Marmor und Landschaft
Horst Hahn besticht mit einer Reihe über die Marmorbrüche von Carrara. Sie bildet eine Auswahl aus einer Vielzahl 1999 und 2001 dort entstandener Werke. Zwei Mal war das 1937 in Bergisch-Gladbach geborene Mitglied der Deutschen Gesellschaft für Photographie (DGPh) für je zwei Wochen in den Brüchen und deren Umgebung unterwegs. Täglich bis zu neun Stunden, „wie ein Berufstätiger“, hat er sich ihnen genähert. Die Ergebnisse zeigen die verschiedenen Facetten des Steinabbaus. Sie zeigen die Wunden, die die Marmor-Gewinnung in die Landschaft geschlagen hat. Sie zeigen den harten, desillusionierenden Arbeitsalltag über sowie unter Tage, wo man den Statuario, den ob seines dichten Materials besten Stein fördert. Die Fotografien konfrontieren mit der beeindruckenden Größe der Brüche, deren monumentalen Kargheit. Hahn, der zuletzt 36 Jahre als Restaurator für Steinskulptur und Wandmalerei beim Rheinischen Amt für Denkmalpflege tätig war, widmet sich ebenso den überraschenden feinen Details, der rauhen und zugleich zarten Schönheit der noch betriebenen wie aufgelassenen Anlagen, schlechthin der Gestalt und Struktur des Steins. In den mitunter künstlerisch-graphisch, abstrahiert anmutenden Fotografien ist die Faszination spürbar, die diese Brüche auf Hahn, ausüben. „Sie haben oft etwas von einer Bühne“, sagt er.

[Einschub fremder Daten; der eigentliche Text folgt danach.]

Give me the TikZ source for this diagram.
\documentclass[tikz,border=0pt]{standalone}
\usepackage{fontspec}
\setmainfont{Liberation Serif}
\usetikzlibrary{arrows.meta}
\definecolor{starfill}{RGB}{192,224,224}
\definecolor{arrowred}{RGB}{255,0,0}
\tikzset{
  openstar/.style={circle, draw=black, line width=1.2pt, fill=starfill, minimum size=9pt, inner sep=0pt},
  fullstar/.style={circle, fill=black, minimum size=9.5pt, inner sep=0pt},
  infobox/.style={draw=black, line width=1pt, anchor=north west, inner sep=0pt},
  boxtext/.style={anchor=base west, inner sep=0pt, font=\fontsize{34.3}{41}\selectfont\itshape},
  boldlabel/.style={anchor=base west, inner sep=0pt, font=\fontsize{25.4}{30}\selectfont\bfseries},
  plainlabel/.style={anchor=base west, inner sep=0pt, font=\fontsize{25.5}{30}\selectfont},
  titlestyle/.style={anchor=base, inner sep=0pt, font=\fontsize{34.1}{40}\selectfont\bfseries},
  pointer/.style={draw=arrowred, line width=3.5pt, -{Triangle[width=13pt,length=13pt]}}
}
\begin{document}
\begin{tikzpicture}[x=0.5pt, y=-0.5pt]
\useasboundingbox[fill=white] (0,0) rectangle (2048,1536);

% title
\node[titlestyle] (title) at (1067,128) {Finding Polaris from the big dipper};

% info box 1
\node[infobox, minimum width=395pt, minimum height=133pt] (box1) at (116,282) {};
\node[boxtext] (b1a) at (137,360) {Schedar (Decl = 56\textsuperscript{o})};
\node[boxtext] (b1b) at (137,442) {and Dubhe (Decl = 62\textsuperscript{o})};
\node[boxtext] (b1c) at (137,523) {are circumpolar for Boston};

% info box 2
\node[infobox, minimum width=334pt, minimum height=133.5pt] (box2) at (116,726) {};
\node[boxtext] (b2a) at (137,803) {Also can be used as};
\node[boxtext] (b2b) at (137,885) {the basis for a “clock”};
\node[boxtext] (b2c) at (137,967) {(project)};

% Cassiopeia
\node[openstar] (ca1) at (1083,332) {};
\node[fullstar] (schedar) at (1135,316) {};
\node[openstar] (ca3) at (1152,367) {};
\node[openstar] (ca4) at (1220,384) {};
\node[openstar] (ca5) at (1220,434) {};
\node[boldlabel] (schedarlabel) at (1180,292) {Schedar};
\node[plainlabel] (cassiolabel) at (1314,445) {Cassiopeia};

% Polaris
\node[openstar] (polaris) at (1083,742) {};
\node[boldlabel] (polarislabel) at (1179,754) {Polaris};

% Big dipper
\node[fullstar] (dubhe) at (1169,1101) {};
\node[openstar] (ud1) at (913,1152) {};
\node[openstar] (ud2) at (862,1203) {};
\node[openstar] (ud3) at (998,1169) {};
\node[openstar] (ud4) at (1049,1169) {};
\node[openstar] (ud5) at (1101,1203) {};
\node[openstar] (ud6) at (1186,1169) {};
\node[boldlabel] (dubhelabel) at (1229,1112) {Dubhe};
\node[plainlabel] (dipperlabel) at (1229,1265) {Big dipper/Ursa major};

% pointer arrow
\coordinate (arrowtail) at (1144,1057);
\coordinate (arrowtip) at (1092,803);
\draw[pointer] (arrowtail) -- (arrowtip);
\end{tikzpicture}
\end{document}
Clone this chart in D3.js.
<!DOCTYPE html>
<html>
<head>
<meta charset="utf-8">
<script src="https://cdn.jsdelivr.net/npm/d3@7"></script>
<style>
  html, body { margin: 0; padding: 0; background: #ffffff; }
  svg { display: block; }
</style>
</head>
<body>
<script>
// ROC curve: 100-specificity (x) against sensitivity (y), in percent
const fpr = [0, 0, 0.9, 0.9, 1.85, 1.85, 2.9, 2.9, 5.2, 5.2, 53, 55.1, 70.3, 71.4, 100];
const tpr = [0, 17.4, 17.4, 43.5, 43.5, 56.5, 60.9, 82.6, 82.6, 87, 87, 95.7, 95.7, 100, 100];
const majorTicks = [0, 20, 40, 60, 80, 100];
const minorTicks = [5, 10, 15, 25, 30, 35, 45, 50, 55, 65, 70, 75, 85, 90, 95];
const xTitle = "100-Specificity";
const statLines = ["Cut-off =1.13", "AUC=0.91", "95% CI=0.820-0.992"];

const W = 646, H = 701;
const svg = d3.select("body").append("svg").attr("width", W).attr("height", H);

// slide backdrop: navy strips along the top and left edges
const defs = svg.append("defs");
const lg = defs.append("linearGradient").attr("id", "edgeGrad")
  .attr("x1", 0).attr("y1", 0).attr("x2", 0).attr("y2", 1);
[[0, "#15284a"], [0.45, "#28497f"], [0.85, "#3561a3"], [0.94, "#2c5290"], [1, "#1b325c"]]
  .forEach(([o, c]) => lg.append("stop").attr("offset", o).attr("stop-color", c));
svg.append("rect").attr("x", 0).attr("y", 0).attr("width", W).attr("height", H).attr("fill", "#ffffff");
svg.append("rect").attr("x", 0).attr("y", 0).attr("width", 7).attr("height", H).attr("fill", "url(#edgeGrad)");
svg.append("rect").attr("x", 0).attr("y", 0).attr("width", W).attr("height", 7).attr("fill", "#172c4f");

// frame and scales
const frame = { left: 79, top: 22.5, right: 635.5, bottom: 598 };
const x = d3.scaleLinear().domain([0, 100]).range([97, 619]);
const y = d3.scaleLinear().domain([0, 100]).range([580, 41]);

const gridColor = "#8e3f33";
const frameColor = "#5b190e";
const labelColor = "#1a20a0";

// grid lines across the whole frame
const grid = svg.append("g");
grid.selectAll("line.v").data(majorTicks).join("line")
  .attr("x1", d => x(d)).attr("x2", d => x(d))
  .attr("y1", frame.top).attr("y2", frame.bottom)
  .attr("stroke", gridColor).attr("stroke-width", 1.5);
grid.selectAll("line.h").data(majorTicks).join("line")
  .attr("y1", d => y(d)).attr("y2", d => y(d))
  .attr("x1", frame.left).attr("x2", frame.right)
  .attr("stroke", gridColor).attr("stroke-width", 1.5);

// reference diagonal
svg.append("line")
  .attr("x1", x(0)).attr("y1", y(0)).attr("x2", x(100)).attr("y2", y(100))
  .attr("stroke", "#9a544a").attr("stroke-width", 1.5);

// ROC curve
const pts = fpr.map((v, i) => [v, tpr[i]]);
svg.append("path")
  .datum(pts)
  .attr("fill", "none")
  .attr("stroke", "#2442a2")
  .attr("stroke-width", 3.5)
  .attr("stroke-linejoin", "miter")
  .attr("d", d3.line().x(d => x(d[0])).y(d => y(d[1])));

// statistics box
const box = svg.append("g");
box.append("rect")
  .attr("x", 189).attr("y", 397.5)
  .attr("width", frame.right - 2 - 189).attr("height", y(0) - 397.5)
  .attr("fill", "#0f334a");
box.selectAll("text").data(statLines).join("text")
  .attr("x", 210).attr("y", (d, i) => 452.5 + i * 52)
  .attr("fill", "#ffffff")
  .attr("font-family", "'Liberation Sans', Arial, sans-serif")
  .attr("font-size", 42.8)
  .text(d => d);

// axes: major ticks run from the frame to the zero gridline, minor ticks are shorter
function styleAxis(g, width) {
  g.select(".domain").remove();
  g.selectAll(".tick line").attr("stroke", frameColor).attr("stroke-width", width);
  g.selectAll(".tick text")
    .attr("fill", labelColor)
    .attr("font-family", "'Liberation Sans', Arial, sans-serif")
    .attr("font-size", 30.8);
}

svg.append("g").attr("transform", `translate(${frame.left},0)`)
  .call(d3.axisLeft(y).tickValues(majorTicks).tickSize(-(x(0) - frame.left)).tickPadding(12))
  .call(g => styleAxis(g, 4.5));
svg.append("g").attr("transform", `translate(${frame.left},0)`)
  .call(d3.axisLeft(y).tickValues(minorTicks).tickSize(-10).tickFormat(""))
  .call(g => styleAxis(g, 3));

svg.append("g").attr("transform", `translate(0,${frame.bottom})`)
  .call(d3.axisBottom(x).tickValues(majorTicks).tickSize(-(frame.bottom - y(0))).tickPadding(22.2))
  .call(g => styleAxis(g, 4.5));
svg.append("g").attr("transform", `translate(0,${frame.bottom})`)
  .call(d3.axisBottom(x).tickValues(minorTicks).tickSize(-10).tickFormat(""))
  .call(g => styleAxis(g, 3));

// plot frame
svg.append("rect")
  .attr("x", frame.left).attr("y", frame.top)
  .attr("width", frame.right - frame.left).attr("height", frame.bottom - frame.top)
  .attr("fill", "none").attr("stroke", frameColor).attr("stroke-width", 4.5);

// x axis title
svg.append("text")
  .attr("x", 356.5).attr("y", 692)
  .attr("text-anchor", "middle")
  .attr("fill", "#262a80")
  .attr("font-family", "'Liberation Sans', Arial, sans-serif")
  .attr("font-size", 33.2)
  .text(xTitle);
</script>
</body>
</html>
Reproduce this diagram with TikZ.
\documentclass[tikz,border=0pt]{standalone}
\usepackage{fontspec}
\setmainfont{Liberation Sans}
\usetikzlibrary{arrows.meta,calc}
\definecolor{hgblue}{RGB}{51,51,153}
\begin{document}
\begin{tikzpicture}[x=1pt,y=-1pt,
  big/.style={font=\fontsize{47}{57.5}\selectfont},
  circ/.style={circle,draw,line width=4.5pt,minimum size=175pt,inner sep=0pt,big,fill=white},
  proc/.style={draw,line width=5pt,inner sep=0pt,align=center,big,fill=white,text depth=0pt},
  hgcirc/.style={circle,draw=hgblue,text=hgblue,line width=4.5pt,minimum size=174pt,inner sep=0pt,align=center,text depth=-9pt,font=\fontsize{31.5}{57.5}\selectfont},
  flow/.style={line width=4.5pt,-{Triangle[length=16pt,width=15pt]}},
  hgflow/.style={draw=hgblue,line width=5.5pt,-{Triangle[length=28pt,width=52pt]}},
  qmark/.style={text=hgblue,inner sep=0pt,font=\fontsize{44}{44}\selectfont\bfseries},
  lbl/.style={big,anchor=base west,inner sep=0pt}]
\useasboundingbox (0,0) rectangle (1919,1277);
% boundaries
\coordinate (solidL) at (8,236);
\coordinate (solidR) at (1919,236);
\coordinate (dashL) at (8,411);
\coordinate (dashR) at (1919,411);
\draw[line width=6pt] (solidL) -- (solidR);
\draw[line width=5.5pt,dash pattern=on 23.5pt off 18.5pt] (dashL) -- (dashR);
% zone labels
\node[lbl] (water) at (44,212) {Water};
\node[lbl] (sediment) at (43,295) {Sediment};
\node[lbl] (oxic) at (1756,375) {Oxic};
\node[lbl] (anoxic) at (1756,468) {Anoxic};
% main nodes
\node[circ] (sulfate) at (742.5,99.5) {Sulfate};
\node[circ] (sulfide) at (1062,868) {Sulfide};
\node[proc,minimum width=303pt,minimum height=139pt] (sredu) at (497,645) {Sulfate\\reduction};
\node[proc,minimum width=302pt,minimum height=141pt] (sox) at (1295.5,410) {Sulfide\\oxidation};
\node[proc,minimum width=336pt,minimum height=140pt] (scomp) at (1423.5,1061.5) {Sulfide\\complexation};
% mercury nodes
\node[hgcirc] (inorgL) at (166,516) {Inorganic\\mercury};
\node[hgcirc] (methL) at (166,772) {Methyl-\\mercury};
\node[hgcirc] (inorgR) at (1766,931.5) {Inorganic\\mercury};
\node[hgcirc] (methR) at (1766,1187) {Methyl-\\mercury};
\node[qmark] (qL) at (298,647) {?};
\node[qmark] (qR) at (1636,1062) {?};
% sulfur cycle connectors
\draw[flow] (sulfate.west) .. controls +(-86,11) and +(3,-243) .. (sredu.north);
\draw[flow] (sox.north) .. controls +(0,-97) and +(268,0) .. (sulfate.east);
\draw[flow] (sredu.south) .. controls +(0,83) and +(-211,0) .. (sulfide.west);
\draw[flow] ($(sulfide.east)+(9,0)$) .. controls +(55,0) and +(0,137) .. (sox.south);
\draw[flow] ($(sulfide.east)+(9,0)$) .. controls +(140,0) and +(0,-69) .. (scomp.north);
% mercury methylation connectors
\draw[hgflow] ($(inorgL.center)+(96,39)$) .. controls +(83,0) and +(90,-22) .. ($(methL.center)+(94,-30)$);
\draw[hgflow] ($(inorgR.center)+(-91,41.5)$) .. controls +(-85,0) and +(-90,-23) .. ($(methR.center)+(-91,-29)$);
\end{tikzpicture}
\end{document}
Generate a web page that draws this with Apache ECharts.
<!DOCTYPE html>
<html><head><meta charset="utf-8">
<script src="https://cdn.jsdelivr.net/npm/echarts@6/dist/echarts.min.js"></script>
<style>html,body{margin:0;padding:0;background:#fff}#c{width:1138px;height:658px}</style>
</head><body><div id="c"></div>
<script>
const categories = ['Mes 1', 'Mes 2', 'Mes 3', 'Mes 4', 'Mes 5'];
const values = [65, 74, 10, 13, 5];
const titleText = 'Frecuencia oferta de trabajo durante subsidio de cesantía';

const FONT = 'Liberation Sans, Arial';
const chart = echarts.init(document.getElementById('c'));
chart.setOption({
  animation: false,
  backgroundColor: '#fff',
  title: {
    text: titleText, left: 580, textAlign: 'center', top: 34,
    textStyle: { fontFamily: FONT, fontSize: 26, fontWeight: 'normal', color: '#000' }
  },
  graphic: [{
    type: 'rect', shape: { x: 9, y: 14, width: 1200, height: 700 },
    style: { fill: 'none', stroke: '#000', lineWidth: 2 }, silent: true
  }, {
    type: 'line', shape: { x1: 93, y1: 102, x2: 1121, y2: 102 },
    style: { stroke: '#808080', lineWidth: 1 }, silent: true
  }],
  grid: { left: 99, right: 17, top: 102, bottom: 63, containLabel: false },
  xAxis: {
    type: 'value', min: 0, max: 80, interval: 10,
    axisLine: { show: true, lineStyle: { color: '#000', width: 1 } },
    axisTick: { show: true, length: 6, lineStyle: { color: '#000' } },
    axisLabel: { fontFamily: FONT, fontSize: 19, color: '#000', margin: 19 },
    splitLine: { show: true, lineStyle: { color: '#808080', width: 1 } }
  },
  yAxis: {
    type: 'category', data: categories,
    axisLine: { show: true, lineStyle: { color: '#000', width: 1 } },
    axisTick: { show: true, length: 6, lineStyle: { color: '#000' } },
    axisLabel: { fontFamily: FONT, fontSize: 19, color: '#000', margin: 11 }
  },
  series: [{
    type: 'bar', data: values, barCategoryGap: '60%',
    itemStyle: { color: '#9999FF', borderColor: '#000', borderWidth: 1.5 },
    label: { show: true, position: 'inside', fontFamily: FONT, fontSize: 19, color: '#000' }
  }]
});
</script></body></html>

Thunfischfabriken und Villen
Ob eine verlassene Thunfischfabrik oder eine der baufälligen „Vesuv-Villen“, die trotzdem noch irgendwie bewohnt werden; ob eine übrig gebliebene Fassade einer Kirchenruine in Palermo oder ein verlassener Straßenzug – Ciro Pascales Motive sind Architekturen und Stadtlandschaften Siziliens. So dokumentiert er auch den Umgang mit dem architektonischen Erbe, dessen einstigen Glanz wir nur erahnen können. Auch befördert durch ihre Schwarz-Weiß-Qualität besitzen die Arbeiten des Wahlkölners eine starke suggestive Wirkung. Zumeist menschenleer, vermitteln die Bilder nicht selten eine trügerische Ruhe. Dies tritt besonders in der Aufnahme von einer Straße in Vita bei Gibellina zutage. Pascale, der 1972 autodidaktisch mit der Fotografie begann und inzwischen Mitglied der DGPh ist, hat sich für das Motiv nicht irgendeinen Ort ausgesucht. Vita liegt in einem Gebiet, das 1968 von einem schweren Erdbeben heimgesucht wurde. Noch immer bewohnt, regt sich hier zumindest zum Zeitpunkt des Auslösens der Kamera aber kein Leben außerhalb der wenigstens vor der Hitze schützenden Häuser.

Sophia Loren und Anna Magnani
Tony Vaccaros Beiträge stammen aus den vierziger und fünfziger Jahren. 1922 in Greensburg, Pennsylvania, geboren, wuchs er von seinem dritten bis 17. Lebensjahr im italienischen Bonefro auf, dem Heimatort seiner Eltern. Die Fotografien des renommierten Lichtbildnern, der für diverse Magazine tätig war und seit 1975 selbstständig arbeitet, beschäftigen sich einerseits mit der im Rückblick gerne verklärten, „entbehrungsreichen Wirklichkeit“ im Nachkriegs-Italien. Sie zeigen etwa eine alltägliche Szenerie mit großflächig zum Trocknen aufgereihten Nudeln oder stolze Landbewohner mit ihrem kleinen Transportfahrzeug und moderner Maschine. Andererseits ist Vaccaro ein großer Porträtist. Ob er nun den aufreizenden Blick der jungen Sophia Loren einfängt oder die Irritation, Verzweiflung und dennoch Stärke auf dem Antlitz von Anna Magnani – auch Vaccaros Bilder vermögen die Betrachtenden zu berühren.

Geöffnet ist die Ausstellung in der Paul-Gerhardt-Kirche, Köln-Lindenthal, Gleueler Straße/ Ecke Lindenthalgürtel, bis 15. Oktober montags bis freitags von 17 bis 19 Uhr, am Wochenende von 11 bis 14 Uhr. Außerdem am Freitag, 1. Oktober, bis 22 Uhr, Samstag, 2. Oktober, von 16 bis 21 Uhr.